I clicked my tongue. Had Liquid already left with the railgun? He didn’t need the whole REX to launch his nuke, only the naked cannon, free of the System’s control.

“Damn,” Snake said. “Have they already taken off with it?”

I said, “I’ll check,” and sent the Mk. III around the back of REX’s giant legs, to the maintenance port that would provide access to REX’s work logs.

Perhaps the railgun had been taken much earlier. The Patriots could have recovered it after the incident. But given the abandoned state of the rest of the facility, I didn’t have high hopes.

The voice came from above.

“I’m afraid so.”

Snake looked up to the second floor walkway to see Vamp standing there.

“Unfortunately for you,” Vamp said, “the railgun is no longer here.”

In defiance of the cold, the nosferatu discarded his jacket, exposing his bare chest. But more shocking was the hollowness in Naomi’s eyes. She stood behind him, wearing a dark brown coat. Then I noticed something about her mouth—and his—that gave me chills. Both were missing something in the below-freezing air: the white clouds of exhaled breath.

At the sight of her, Snake just said, “Naomi …”

I know this might sound fanciful, but after seeing Vamp killed so many times and yet remaining alive, the bloodsucker’s lack of white breath seemed only natural. Snake and I had come to expect his body to operate in ways beyond all reason.

But Naomi, there at his side like a vampire bride, deeply unsettled us. She and Vamp didn’t seem much different at all.

“This place will be your grave,” Vamp said, adding, “as Naomi wishes.”

The confidence in his smile was unnerving. If Vamp and Naomi had already sent out the railgun, why were they still here?

I routed queries to the security system via REX’s access port and found readings of a large number of entities headed toward the supply tunnel entrance at a great speed.

I warned Snake, and Vamp flashed us a satisfied grin.

“The Suicide Gekko are on their way,” he said. “We’ve rigged their heads with explosives. Soon, there’ll be nothing left of this place.”

“We’ve been had,” Snake said. “Otacon!”

Snake needed help. I initiated a scan of REX’s drive system. I ran the self-diagnostics and got back a full report of damage to each of the robot’s components. I didn’t have time to look at every detail, but drawing on old sense-memories of testing the Metal Gear, I managed a rough diagnosis of REX’s state.

“Snake,” I said, “I think I might be able to get it working!”

I disconnected the Mk. III’s manipulator, switched its wheels to magnetic mode, and climbed REX’s leg. If I could get into the cockpit on the front of the Metal Gear’s nose, I could put the robot’s knee-fired antitank missiles to use.

“Now,” Vamp said, “amuse me until they arrive.”

He leapt down from the second floor and stuck a four-point landing. He held in a crouch and stared at Snake, licking his lips. Snake cursed, raised his M4, and began to fire.

Vamp evaded the gunfire with astonishing agility.

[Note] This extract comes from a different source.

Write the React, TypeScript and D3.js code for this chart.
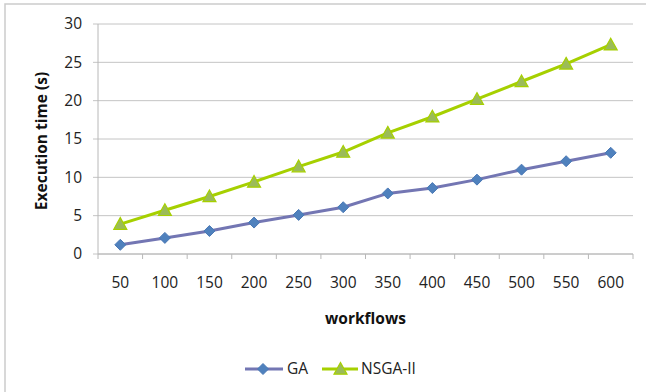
import React from "react";
import * as d3 from "d3";

// Execution time (s) per number of workflows
const workflows = ["50", "100", "150", "200", "250", "300", "350", "400", "450", "500", "550", "600"];
const gaTimes = [1.2, 2.1, 3.0, 4.1, 5.1, 6.1, 7.9, 8.6, 9.7, 11.0, 12.1, 13.2];
const nsgaTimes = [3.9, 5.7, 7.5, 9.4, 11.4, 13.3, 15.8, 17.9, 20.2, 22.5, 24.8, 27.3];
const yTicks = [0, 5, 10, 15, 20, 25, 30];
const seriesNames = ["GA", "NSGA-II"];

const W = 646;
const H = 392;
const FONT = "'Open Sans', 'Noto Sans', sans-serif";

const plot = { left: 98, right: 633, top: 24, bottom: 254 };

const GA_LINE = "#7376b3";
const GA_FILL = "#4f81bd";
const NS_LINE = "#a6d000";
const NS_FILL = "#9bbb59";

function Diamond({ x, y, r = 5.5 }: { x: number; y: number; r?: number }) {
  return (
    <path
      d={`M${x},${y - r}L${x + r},${y}L${x},${y + r}L${x - r},${y}Z`}
      fill={GA_FILL}
      stroke="#4a78b5"
      strokeWidth={1}
    />
  );
}

function Triangle({ x, y, r = 6.5 }: { x: number; y: number; r?: number }) {
  return (
    <path
      d={`M${x},${y - r}L${x + r},${y + r * 0.8}L${x - r},${y + r * 0.8}Z`}
      fill={NS_FILL}
      stroke={NS_LINE}
      strokeWidth={1.2}
    />
  );
}

export default function App() {
  const x = d3.scaleBand<string>().domain(workflows).range([plot.left, plot.right]);
  const y = d3.scaleLinear().domain([0, 30]).range([plot.bottom, plot.top]);
  const cx = (c: string) => (x(c) as number) + x.bandwidth() / 2;

  const line = d3
    .line<number>()
    .x((_, i) => cx(workflows[i]))
    .y((v) => y(v));

  const boundaries = workflows.map((c) => x(c) as number).concat([plot.right]);

  return (
    <svg
      width={W}
      height={H}
      style={{ position: "absolute", left: 0, top: 0, background: "#fff" }}
      fontFamily={FONT}
    >
      {/* chart frame */}
      <rect x={5} y={4} width={W + 20} height={H + 20} fill="none" stroke="#cbcbcb" strokeWidth={1.5} />

      {/* horizontal gridlines with outside ticks */}
      {yTicks.map((t) => (
        <g key={t}>
          <line x1={plot.left - 5} x2={plot.right} y1={y(t)} y2={y(t)} stroke="#c4c4c4" strokeWidth={1} />
          <text x={82} y={y(t)} dy="0.35em" textAnchor="end" fontSize={15.5} fill="#222">
            {t}
          </text>
        </g>
      ))}

      {/* axes */}
      <line x1={plot.left} x2={plot.left} y1={plot.top} y2={plot.bottom} stroke="#b8b8b8" strokeWidth={1} />
      <line x1={plot.left} x2={plot.right} y1={plot.bottom} y2={plot.bottom} stroke="#b8b8b8" strokeWidth={1} />
      {boundaries.map((b, i) => (
        <line key={i} x1={b} x2={b} y1={plot.bottom} y2={plot.bottom + 5} stroke="#b8b8b8" strokeWidth={1} />
      ))}
      {workflows.map((c) => (
        <text key={c} x={cx(c)} y={283} dy="0.35em" textAnchor="middle" fontSize={15.5} fill="#222">
          {c}
        </text>
      ))}

      {/* axis titles */}
      <text x={365.5} y={319} dy="0.35em" textAnchor="middle" fontSize={15.5} fontWeight="bold" fill="#111">
        workflows
      </text>
      <text
        transform={`translate(42,141) rotate(-90)`}
        dy="0.35em"
        textAnchor="middle"
        fontSize={15.5}
        fontWeight="bold"
        fill="#111"
      >
        Execution time (s)
      </text>

      {/* series */}
      <path d={line(gaTimes) ?? ""} fill="none" stroke={GA_LINE} strokeWidth={3} strokeLinejoin="round" />
      <path d={line(nsgaTimes) ?? ""} fill="none" stroke={NS_LINE} strokeWidth={3} strokeLinejoin="round" />
      {gaTimes.map((v, i) => (
        <Diamond key={`g${i}`} x={cx(workflows[i])} y={y(v)} />
      ))}
      {nsgaTimes.map((v, i) => (
        <Triangle key={`n${i}`} x={cx(workflows[i])} y={y(v)} />
      ))}

      {/* legend */}
      <g>
        <line x1={245} x2={283} y1={369} y2={369} stroke={GA_LINE} strokeWidth={3} />
        <Diamond x={263} y={369} />
        <text x={287} y={369} dy="0.35em" fontSize={15.5} fill="#222">
          {seriesNames[0]}
        </text>
        <line x1={322} x2={358} y1={369} y2={369} stroke={NS_LINE} strokeWidth={3} />
        <Triangle x={340.5} y={369} />
        <text x={361} y={369} dy="0.35em" fontSize={15.5} fill="#222">
          {seriesNames[1]}
        </text>
      </g>
    </svg>
  );
}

Some of the nosferatu’s speed might have been from the US Army power-assist armor he wore over his legs. But the movements of his back and legs easily surpassed mortal limits, mechanical aid or not.

Snake needed to get close. He and I had come up with a plan on
Nomad
to handle the deathless man. If my conjecture were correct, Vamp’s immortality could be stripped away.

Snake could only succeed if Vamp remained unaware. My idea wasn’t a sure thing—far from it—but Snake understood that the fight’s outcome hinged upon a single moment. He fired the M4, shrewdly orchestrating the opening we needed.

The next crucial step came: Vamp wielded a knife.

The bloodsucker sent out a volley of throwing daggers. Snake twisted to the side, evading them by inches, save for the one aimed at his head, which grazed the burn wound on his face. The shallow cut into Snake’s scarred skin let out a trickle of blood. Seeing the line of red across Snake’s cheek, Vamp licked his lips—perhaps anticipating the taste.

Vamp pressed in on Snake. Our plan required luring the immortal in, yet the closer he got to Snake, the greater the danger.

Our sole chance of defeating the nosferatu would come at the moment of greatest risk. When the M4’s magazine ran out of bullets, Snake didn’t reload. Instead, he dropped the rifle to rest on its sling, brought out his knife, and took the CQC stance. Vamp accepted the invitation and closed the distance. The moment we’d been waiting for had finally arrived.